Adjust Conventions Expectations

Posted on February 07, 2017

Adjust Conventions Expectations

Of the six traits, five traits are obvious when students read their writing aloud. Only one trait requires looking at the writing--the trait of conventions.

The trait of conventions assesses the level of correctness found in a piece. Conventions include spelling, capitalization, punctuation, and grammar. Anything you can "fix" falls under this trait.

As we teach our students the tools and the rules of conventions, it's important to include something more than just the rules. We need to teach students how to adjust their conventions--to change their grammar and mechanics based on the purpose and the topic. Conventions change based on what we're writing about, the reasons we're writing, and even the writing stages.

For example, when we write a first draft, we lower our expectations of conventions. In a first draft, a writer focuses on the trait of ideas rather than on how to spell every word correctly. However, we raise the bar of expectations as we move toward a final draft.

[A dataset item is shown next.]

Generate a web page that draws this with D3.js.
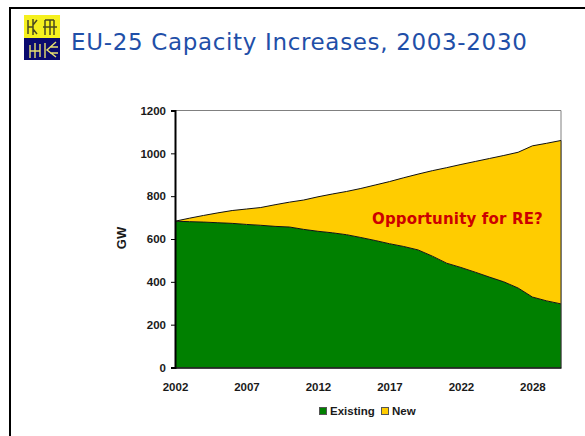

Another reason writers adjust their convention expectations is to fit different types or genres of writing. Take for example text messaging. When it comes to text messaging, abbreviations and symbols (e.g., ur, 2moro, 2nit, l8r, etc.) are commonplace. While this type of writing is not appropriate for most classroom writing, it is what readers expect in text messaging. In fact spelling all words out when texting isn't necessarily appropriate for that genre. It breaks the convention rules for texting!

Adjust Conventions Expecations

Take time to show students examples of formal and less formal conventions. Explain to students how to determine the level of correctness expected in different writing situations. Make sure they know what level you expect when you give them an assignment. Remember, it's not a matter of right or wrong conventions. It's all about adjusting conventions for purpose, audience, and topic.